L'ombre de Jean-Claude Gaudin, décédé en mai, a plané mercredi au procès de la rue d'Aubagne, son ancienne adjointe au logement enfonçant le clou sur le désintérêt de la municipalité d'alors sur le logement indigne jusqu'à ce drame de 2018.
A la mairie, "on me disait, l'habitat indigne à Marseille ça n'existe pas", a raconté Arlette Fructus qui témoigne depuis lundi à ce procès. Et c'est simple, en 12 ans de mandat, elle n'a pu rencontrer Jean-Claude Gaudin, qui a régné un quart de siècle sur la 2e ville de France, qu'à trois reprises sur "ses" sujets du logement.
Le maire LR, se souvient-t-elle, avait pris "très mal", comme "une mise en accusation politique" le rapport Nicol commandé par le gouvernement, qui avait révélé au grand jour en 2015 l'ampleur du phénomène du mal-logement à Marseille, y recensant 40.000 logements indignes. Jean-Claude Gaudin l'avait publiquement qualifié à l'époque de "fumisterie".

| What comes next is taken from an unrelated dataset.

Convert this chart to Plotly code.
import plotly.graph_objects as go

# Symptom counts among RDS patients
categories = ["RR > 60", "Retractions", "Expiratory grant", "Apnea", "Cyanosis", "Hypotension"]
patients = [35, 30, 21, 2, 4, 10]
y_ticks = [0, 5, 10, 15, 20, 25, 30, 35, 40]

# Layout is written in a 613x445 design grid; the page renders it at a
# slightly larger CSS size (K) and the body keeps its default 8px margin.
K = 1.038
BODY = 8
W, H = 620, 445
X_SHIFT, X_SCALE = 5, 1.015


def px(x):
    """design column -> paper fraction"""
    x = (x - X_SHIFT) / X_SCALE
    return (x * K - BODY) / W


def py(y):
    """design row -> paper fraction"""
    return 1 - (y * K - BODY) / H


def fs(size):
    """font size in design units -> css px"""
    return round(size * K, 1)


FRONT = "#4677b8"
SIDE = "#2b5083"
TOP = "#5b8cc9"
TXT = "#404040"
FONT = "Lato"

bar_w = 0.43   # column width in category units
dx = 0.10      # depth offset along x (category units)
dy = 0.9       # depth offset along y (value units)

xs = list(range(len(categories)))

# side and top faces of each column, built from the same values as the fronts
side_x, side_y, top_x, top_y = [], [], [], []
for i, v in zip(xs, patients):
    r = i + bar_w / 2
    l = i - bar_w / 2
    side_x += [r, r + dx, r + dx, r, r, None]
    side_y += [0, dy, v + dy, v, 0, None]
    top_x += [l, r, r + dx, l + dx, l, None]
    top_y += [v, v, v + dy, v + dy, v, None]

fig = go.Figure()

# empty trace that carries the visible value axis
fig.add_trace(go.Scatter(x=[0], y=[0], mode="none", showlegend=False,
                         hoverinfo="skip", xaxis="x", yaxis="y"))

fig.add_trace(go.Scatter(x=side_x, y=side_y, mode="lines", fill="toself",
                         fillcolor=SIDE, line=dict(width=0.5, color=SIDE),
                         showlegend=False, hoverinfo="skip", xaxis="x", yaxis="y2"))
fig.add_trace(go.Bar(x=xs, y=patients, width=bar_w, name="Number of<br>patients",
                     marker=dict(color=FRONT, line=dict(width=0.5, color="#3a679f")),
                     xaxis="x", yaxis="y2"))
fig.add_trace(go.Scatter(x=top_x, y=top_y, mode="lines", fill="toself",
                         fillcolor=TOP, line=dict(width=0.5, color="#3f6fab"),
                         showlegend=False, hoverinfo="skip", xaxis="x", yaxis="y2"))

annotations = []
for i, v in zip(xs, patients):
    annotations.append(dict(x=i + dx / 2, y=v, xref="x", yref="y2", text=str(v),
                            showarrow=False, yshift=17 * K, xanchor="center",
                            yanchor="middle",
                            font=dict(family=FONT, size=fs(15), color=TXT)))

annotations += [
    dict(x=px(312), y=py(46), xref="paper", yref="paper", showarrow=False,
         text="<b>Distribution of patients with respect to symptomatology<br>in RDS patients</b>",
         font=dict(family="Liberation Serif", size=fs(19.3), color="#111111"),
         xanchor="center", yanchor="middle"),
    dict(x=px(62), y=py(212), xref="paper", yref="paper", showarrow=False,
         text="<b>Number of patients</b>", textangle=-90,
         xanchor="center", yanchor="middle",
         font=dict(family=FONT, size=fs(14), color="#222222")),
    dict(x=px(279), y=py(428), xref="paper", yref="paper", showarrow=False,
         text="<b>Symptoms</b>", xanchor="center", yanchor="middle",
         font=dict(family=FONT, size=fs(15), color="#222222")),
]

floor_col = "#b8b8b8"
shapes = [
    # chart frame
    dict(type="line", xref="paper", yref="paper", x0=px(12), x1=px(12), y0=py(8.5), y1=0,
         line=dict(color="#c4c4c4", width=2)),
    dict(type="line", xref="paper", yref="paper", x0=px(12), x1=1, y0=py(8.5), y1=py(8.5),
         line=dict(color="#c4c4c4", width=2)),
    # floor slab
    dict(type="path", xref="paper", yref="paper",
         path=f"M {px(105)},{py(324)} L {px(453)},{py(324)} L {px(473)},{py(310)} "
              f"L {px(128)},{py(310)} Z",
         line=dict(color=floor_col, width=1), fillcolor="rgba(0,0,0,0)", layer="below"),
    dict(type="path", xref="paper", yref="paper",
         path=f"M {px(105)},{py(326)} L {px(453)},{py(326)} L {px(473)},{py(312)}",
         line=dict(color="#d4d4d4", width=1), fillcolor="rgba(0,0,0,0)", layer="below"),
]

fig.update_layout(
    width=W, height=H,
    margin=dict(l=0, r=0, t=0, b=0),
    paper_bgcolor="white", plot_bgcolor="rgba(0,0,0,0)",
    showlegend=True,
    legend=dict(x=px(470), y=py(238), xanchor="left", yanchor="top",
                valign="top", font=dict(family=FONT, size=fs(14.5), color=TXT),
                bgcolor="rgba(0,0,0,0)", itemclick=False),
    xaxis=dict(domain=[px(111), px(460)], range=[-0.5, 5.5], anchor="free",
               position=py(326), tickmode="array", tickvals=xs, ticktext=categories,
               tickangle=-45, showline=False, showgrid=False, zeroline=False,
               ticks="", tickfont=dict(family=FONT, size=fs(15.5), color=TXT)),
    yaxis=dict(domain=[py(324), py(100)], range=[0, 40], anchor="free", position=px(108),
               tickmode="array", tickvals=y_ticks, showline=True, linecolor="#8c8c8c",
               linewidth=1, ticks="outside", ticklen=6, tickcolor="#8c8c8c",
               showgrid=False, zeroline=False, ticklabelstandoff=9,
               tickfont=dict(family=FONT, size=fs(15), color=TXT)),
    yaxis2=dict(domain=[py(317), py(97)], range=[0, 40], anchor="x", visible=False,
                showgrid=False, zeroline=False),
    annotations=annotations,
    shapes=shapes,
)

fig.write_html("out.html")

Huit personnes sont décédées dans les effondrements de la rue d'Aubagne en novembre 2018. Depuis trois semaines, 16 personnes sont jugées, dont un seul responsable de la mairie de l'époque, Julien Ruas, qui était notamment adjoint à la prévention et à la gestion des risques urbains.

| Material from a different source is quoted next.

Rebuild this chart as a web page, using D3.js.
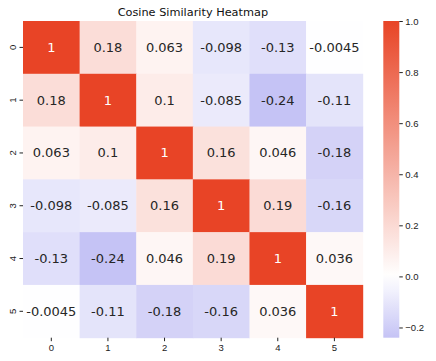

Mme Fructus a raconté une réunion hebdomadaire à laquelle elle est conviée où elle aborde le sujet de l'habitat indigne et "quand j’ai utilisé ce terme ça a résonné de façon négative". La majorité municipale de l'époque "faisait face à des situations d'insalubrité et de péril qui avait toutes les caractéristiques de l'indignité…", assure-t-elle aujourd'hui.
Assurant avoir été animée d'une "volonté farouchement déterminée", elle rapporte "l'étanchéité complète de fonctionnement des services malgré les alertes". "C’est vrai, ça n'était pas possible que ces gens se coordonnent sur des actions", a reconnu aussi de son côté Julien Ruas.
A la question d'une assesseure lui demandant si les manquements de la mairie résultaient d'une volonté politique ou de l'inertie d'une administration, Arlette Fructus, qui a démissionné en 2020, répond : "je me la suis souvent posée, cette question, je n'ai pas la réponse".
Entendu comme témoin pendant l'enquête, Jean-Claude Gaudin avait alors assuré qu'il n’existait aucune instance municipale chargée de coordonner la lutte contre l'habitat indigne "parce qu'il n'y avait pas eu ce drame". Et les magistrats instructeurs de relever "que chaque constat ou critique adressé à la ville était traitée comme une attaque de nature politique sans aucune remise en cause".